“Winged hounds.”

“This is one of those extravagances of expression in which the wild fancy of Æschylus often indulged, and for which he is rallied by Aristophanes.”—Harford. I cannot allow this to pass without remark. No expression could be more appropriate to picture that singular combination of the celerity of the bird nature, with the ferocity of the quadruped, which is described here, and in the Prometheus, in the speech of Mercury. Besides, in the present case the prophetic style would well excuse the boldness of the phrase, were any excuse required. Harford has put the tame expression, “Eagles,” into his text; but Shelley in his “Prometheus Unbound,” had not the least hesitation to adopt the Greek phrase.

[ Note 15 (p. 47). ]

“The fair goddess.”

ἁ καλὰ, “the beauteous one,”—Sew. An epithet which Con. was surely wrong to omit, for it is characteristic.

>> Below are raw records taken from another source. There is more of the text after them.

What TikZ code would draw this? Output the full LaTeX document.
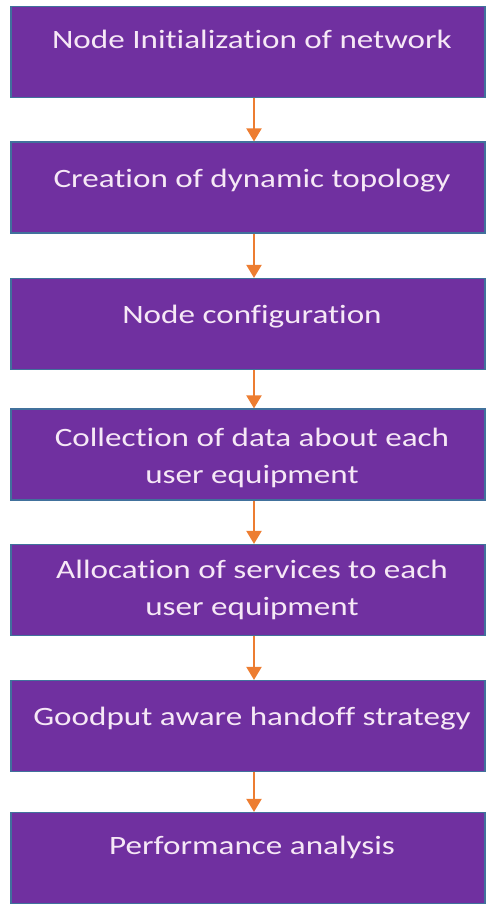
\documentclass[tikz,border=0pt]{standalone}
\usepackage{fontspec}
\setmainfont[FakeStretch=1.25,Ligatures={NoCommon}]{Carlito}
\usetikzlibrary{arrows.meta}
\definecolor{boxfill}{HTML}{7030A0}
\definecolor{boxline}{HTML}{41719C}
\definecolor{arrowc}{HTML}{ED7D31}
\definecolor{txt}{HTML}{F6E8F6}
\begin{document}
\begin{tikzpicture}[x=1pt,y=-1pt,
 stepbox/.style={draw=boxline, line width=1.2pt, fill=boxfill, minimum width=474pt, minimum height=91pt, inner sep=0pt},
 steptext/.style={text=txt, font=\fontsize{26.5}{37}\selectfont, align=center, anchor=base, inner sep=0pt},
 flow/.style={draw=arrowc, line width=2pt, -{Triangle[width=15pt,length=13pt]}}]
\useasboundingbox (0,0) rectangle (488,904);
\coordinate (ax) at (254,0);
\node[stepbox] (b1) at (248,52) {};
\node[stepbox] (b2) at (248,187.5) {};
\node[stepbox] (b3) at (248,324) {};
\node[stepbox] (b4) at (248,454.5) {};
\node[stepbox] (b5) at (248,590) {};
\node[stepbox] (b6) at (248,726) {};
\node[stepbox] (b7) at (248,858) {};
\node[steptext] (t1) at (252,49) {Node Initialization of network};
\node[steptext] (t2) at (252,187) {Creation of dynamic topology};
\node[steptext] (t3) at (252,323) {Node configuration};
\node[steptext] (t4) at (252,483) {Collection of data about each\\user equipment};
\node[steptext] (t5) at (252,615) {Allocation of services to each\\user equipment};
\node[steptext] (t6) at (252,725) {Goodput aware handoff strategy};
\node[steptext] (t7) at (252,854) {Performance analysis};
\draw[flow] (b1.south -| ax) -- (b2.north -| ax);
\draw[flow] (b2.south -| ax) -- (b3.north -| ax);
\draw[flow] (b3.south -| ax) -- (b4.north -| ax);
\draw[flow] (b4.south -| ax) -- (b5.north -| ax);
\draw[flow] (b5.south -| ax) -- (b6.north -| ax);
\draw[flow] (b6.south -| ax) -- (b7.north -| ax);
\end{tikzpicture}
\end{document}
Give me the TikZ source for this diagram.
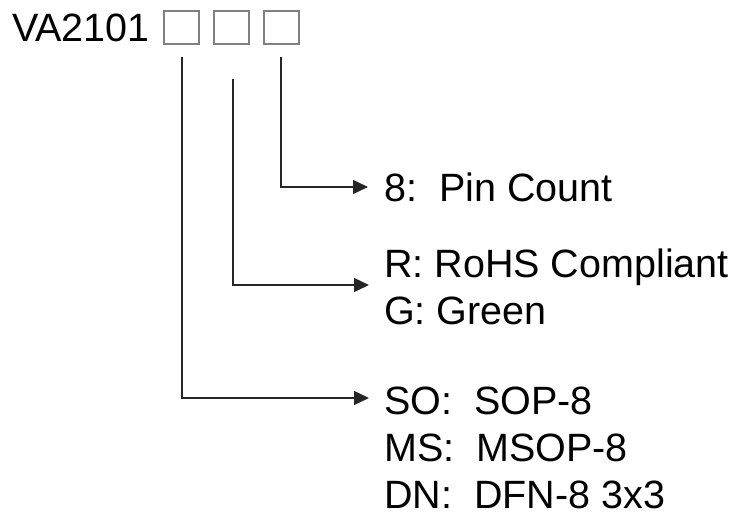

To this Müller has called attention in his Prolegomena zu einer wissensch; Mythologie (p. 75; edit. 1825) noting the expressions of Sappho, ἀρίστη καὶ καλλίστη, the best and the fairest, as applied to Artemis, according to the testimony of Pausanias, I. 29. The prominence given by Æschylus here to that function of Artemis, by which, as the goddess of beauty, she is protectress of the wild beasts of the forest, is quite Homeric; as we may see from these three lines of the Odyssey:—

“Even as Artemis, dart-rejoicing, o’er the mountains walks sublime,

O’er the lofty ridge of Taygetus, o’er the Erymanthian steep,

And with gladsome heart beholds the wild boar and the nimble stag.”

VI. 102.

According to the elemental origin of mythology, this superintendence naturally arose from the fact, that Artemis was the Moon, and that the wild beasts go abroad to seek for prey in the night time.